The Supreme Court ruled against a California law that banned the sale of overly violent video games to children. We think the majority got the ruling right but the reasoning wrong.

At any rate, the majority opinion, written by Antonin Scalia, relied on a correspondence between video games and other forms of media, such as books, movies, songs, etc. Scalia noted that the government has never previously regulated depictions of violence, so video games should not be subject to such regulation.

Now, when it comes to personal, privacy-of-one's-own-home issues, the Solipsist is pretty libertarian. If kids want to play ultra-violent video games, and their parents are OK with them doing so, who are we to judge? Unless of course we're judges. Like on the Supreme Court. . . . Wait, we just confused ourselves.
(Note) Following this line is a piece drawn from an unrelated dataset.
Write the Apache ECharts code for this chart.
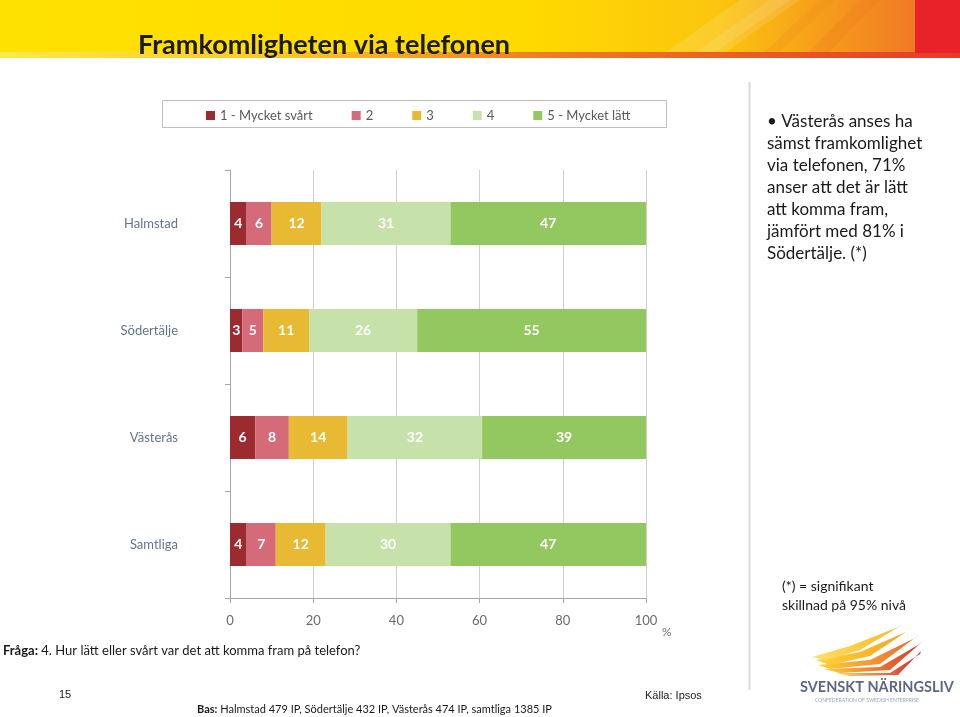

Scalia says violent video games shouldn't be regulated by the government because depictions of violence never have been regulated by the government. But just because something never has been done doesn't automatically mean it should never be done, especially if there is some compelling societal reason for doing it. Prior to last Friday, government officials in New York had never conferred legitimacy on same-sex marriage, but that, thankfully, didn't stop them from taking such action. And we suppose a case could be made that the government has a legitimate role to play in preventing children's exposure to insanely violent stimuli, especially if, as some fear, such games encourage children to behave violently.

We had different objections to the legislation.

For one thing, it's utterly pointless. The fact that a store can't sell violent video games to children will hardly prevent children from getting them. Again, if parents don't object to their children having such games, then parents could simply buy the games for them.

The more important problem with the legislation is its lack of specificity. The law in question
defined violent games as those “in which the range of options available to a player includes killing, maiming, dismembering or sexually assaulting an image of a human being” in a way that was “patently offensive,” appealed to minors’ “deviant or morbid interests” and lacked “serious literary, artistic, political or scientific value."
Who decides what is "offensive"? How does one know which of minor's interests are being appealed to? How "serious" does the literary, artistic, political, or scientific value need to be? These are terms that we would reject in a student's topic sentence. We strongly object to their presence as legal benchmarks.

We realize this puts us into agreement with Justice Samuel Alito, who suggested that a more carefully worded law might withstand judicial scrutiny. Rest assures, we are as troubled by this as you are. But even a paleoconservative clock is right once a Supreme Court term.

English teachers of the world unite! No vaguely worded statutes!